Given that the number of members in the "big set" is greater than those in the "small set", there can't be an injective function $f(n_b) = n_s$ mapping any input being a member of the "big set" $n_b$ to an output that's a member of the "small set" $n_s$. If that function $f$ existed, it'd be the questions' answer.

For practical reasons, we assume that there can however still be a construction/algorithm with a practical function $f_p$ where the results of all inputs into $f_p(n_b)$ are a member of the "small set" and each $n_b$ points to a distinct $n_s$.

For a lack of understanding about cryptographic concepts, I'll call this property "collision-aware". E.g. to implement this construction, assuming a storage capacity of the size of $2^{256}$ (256-bit unsigned integer), is there a function $f_p$ or an algorithm that for any $n_b$ either returns a "collision" ("collision-aware") or a distinct member of $n_s$?

What about:- $$ n_s = \mathcal{H}(n_b) \& (2^{32} - 1) $$ where $n_b \in N_b$, etc? $\mathcal{H}$ can be a hash function of your choosing. Since this is a crypto site, I suggest SHA-256. $\&$ means bitwise AND, but could be replaced with right or left shifts of the appropriate number of bits (128 in SHA-256's case). Too slow perhaps(?)
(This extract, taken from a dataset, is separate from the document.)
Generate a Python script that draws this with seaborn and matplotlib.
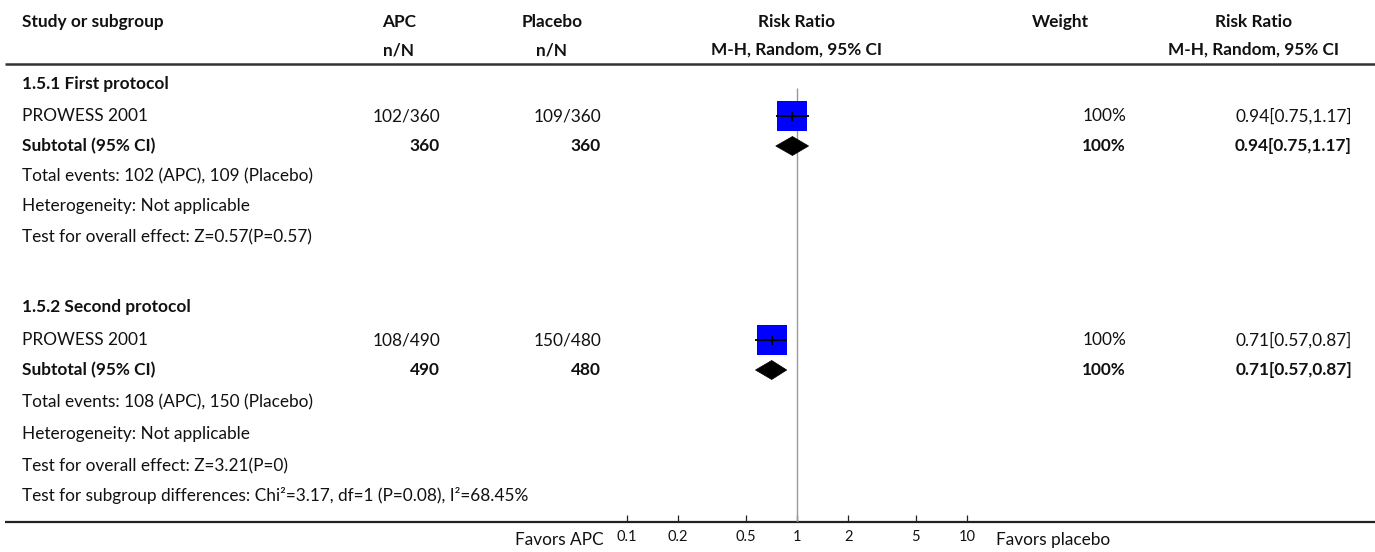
import matplotlib
matplotlib.use("Agg")
import matplotlib.pyplot as plt
import seaborn as sns
import pandas as pd
from matplotlib.patches import Polygon

# ---- data ---------------------------------------------------------------
subgroups = ["1.5.1 First protocol", "1.5.2 Second protocol"]
studies = ["PROWESS 2001", "PROWESS 2001"]
apc_events = [102, 108]
apc_total = [360, 490]
placebo_events = [109, 150]
placebo_total = [360, 480]
risk_ratio = [0.94, 0.71]
ci_low = [0.75, 0.57]
ci_high = [1.17, 0.87]
weight_pct = [100, 100]
heterogeneity = ["Not applicable", "Not applicable"]
overall_z = ["0.57", "3.21"]
overall_p = ["0.57", "0"]
subgroup_test = "Test for subgroup differences: Chi\u00b2=3.17, df=1 (P=0.08), I\u00b2=68.45%"
axis_ticks = [0.1, 0.2, 0.5, 1, 2, 5, 10]
axis_tick_labels = ["0.1", "0.2", "0.5", "1", "2", "5", "10"]
favors_left = "Favors APC"
favors_right = "Favors placebo"

# ---- style --------------------------------------------------------------
sns.set_theme(style="white")
plt.rcParams["font.family"] = ["Lato", "DejaVu Sans"]

W, H = 1375, 552
FS = 12.4
fig = plt.figure(figsize=(W / 100, H / 100), dpi=100)

# table layer in pixel coordinates
tab = fig.add_axes([0, 0, 1, 1])
tab.set_xlim(0, W)
tab.set_ylim(H, 0)
tab.axis("off")

# forest plot layer: log axis, 0.1..10 spans x = 627..967 px, bottom at y = 522
AX_L, AX_R, AX_B = 627, 967, 522
fp = fig.add_axes([AX_L / W, (H - AX_B) / H, (AX_R - AX_L) / W, AX_B / H])
fp.patch.set_alpha(0)

# column anchors (px)
X_STUDY = 22
X_APC_C, X_APC_R = 399, 440
X_PLA_C, X_PLA_R = 552, 601
X_RR_C = 797
X_W_C, X_W_R = 1060, 1126
X_RRV_C, X_RRV_R = 1254, 1352


def txt(x, y, s, ha="left", bold=False, size=FS):
    tab.text(x, y, s, ha=ha, va="center", fontsize=size,
             fontweight="bold" if bold else "normal", color="#111111")


# header
txt(X_STUDY, 22, "Study or subgroup", bold=True)
txt(X_APC_C, 22, "APC", ha="center", bold=True)
txt(X_APC_C, 50, "n/N", ha="center", bold=True)
txt(X_PLA_C, 22, "Placebo", ha="center", bold=True)
txt(X_PLA_C, 50, "n/N", ha="center", bold=True)
txt(X_RR_C, 22, "Risk Ratio", ha="center", bold=True)
txt(X_RR_C, 50, "M-H, Random, 95% CI", ha="center", bold=True)
txt(X_W_C, 22, "Weight", ha="center", bold=True)
txt(X_RRV_C, 22, "Risk Ratio", ha="center", bold=True)
txt(X_RRV_C, 50, "M-H, Random, 95% CI", ha="center", bold=True)
tab.plot([5, W], [64, 64], color="#333333", lw=1.8, solid_capstyle="butt")

# row positions of each subgroup block: header, study, subtotal, events, heterogeneity, test
block_rows = [
    [84, 116, 146, 176, 206, 237],
    [307, 340, 370, 402, 434, 466],
]

study_y = []
for i, rows in enumerate(block_rows):
    yh, ys, yt, ye, yhet, yz = rows
    study_y.append(ys)
    rr_txt = f"{risk_ratio[i]:.2f}[{ci_low[i]:.2f},{ci_high[i]:.2f}]"
    txt(X_STUDY, yh, subgroups[i], bold=True)
    txt(X_STUDY, ys, studies[i])
    txt(X_APC_R, ys, f"{apc_events[i]}/{apc_total[i]}", ha="right")
    txt(X_PLA_R, ys, f"{placebo_events[i]}/{placebo_total[i]}", ha="right")
    txt(X_W_R, ys, f"{weight_pct[i]}%", ha="right")
    txt(X_RRV_R, ys, rr_txt, ha="right")
    txt(X_STUDY, yt, "Subtotal (95% CI)", bold=True)
    txt(X_APC_R, yt, f"{apc_total[i]}", ha="right", bold=True)
    txt(X_PLA_R, yt, f"{placebo_total[i]}", ha="right", bold=True)
    txt(X_W_R, yt, f"{weight_pct[i]}%", ha="right", bold=True)
    txt(X_RRV_R, yt, rr_txt, ha="right", bold=True)
    txt(X_STUDY, ye, f"Total events: {apc_events[i]} (APC), {placebo_events[i]} (Placebo)")
    txt(X_STUDY, yhet, f"Heterogeneity: {heterogeneity[i]}")
    txt(X_STUDY, yz, f"Test for overall effect: Z={overall_z[i]}(P={overall_p[i]})")

    # pooled estimate diamond
    fp.add_patch(Polygon([(ci_low[i], yt), (risk_ratio[i], yt - 9.5),
                          (ci_high[i], yt), (risk_ratio[i], yt + 9.5)],
                         closed=True, facecolor="black", edgecolor="black",
                         lw=0.5, zorder=4))

txt(X_STUDY, 496, subgroup_test)

# bottom rule of the table doubles as the forest axis line
tab.plot([5, W], [AX_B, AX_B], color="#222222", lw=1.6, solid_capstyle="butt")

# null line
fp.vlines(1, 88, AX_B, color="#999999", lw=1.0, zorder=1)

# study estimates: weighted squares with CI whiskers
df = pd.DataFrame({"rr": risk_ratio, "y": study_y, "w": weight_pct})
sns.scatterplot(data=df, x="rr", y="y", marker="s", s=498, color="#0000ff",
                linewidth=0, legend=False, ax=fp, zorder=2)
fp.hlines(study_y, ci_low, ci_high, color="black", lw=1.3, zorder=3)
fp.vlines(risk_ratio, [y - 4.5 for y in study_y], [y + 4.5 for y in study_y],
          color="black", lw=1.3, zorder=3)

fp.set_xscale("log")
fp.set_xlim(0.1, 10)
fp.set_ylim(AX_B, 0)
fp.set_xlabel("")
fp.set_ylabel("")
for sp in fp.spines.values():
    sp.set_visible(False)
fp.set_xticks(axis_ticks)
fp.set_xticklabels(axis_tick_labels)
fp.minorticks_off()
fp.set_yticks([])
fp.tick_params(axis="x", direction="in", length=5, width=0.9, color="#222222",
               labelsize=10.5, pad=6, labelcolor="#111111", bottom=True)
for lab in fp.get_xticklabels():
    lab.set_clip_on(False)

txt(604, 540, favors_left, ha="right")
txt(996, 540, favors_right, ha="left")

fig.savefig("out.png", dpi=100)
Cryptographic hash functions are surjective, meaning their outputs occasionally collide. That rate of collisions will greatly increase if you truncate $\mathcal{H}$ to 32 bits. Even more so will the effect of the pigeon hole principle. So you'll have set $N_b$ filling up with uniformly distributed numbers, giving $n_b \to n_s$ from domain to codomain.

I don't know about Ethereum, but 160 looks suspiciously like the output of SHA-1. If so, just truncate the account/address to 32 bits as it's already uniformly distributed.

If I understand the requirements, what you are asking for is not a "function" according to the normal definition. It sounds like you want some $f$ that given a sequence of inputs ${x_i}$ will return either a deterministic value $y_i$ or an error symbol if it has already returned $y_i$. But suppose $x_k$ is the first input to return an error. What should happen if you call $f$ with the sequence starting from $x_k$? I think you would want it to not return an error, so the value of $f(x_k)$ is not well-defined.

The way to resolve that mathematically is to change the definition of $f$ to accept a sequence. But practically, what that probably means is having your system record all the inputs that is has been called with. And you'll find that if you do that, you might as well just return $0, ..., n-1$ for the first distinct inputs, and errors for everything following.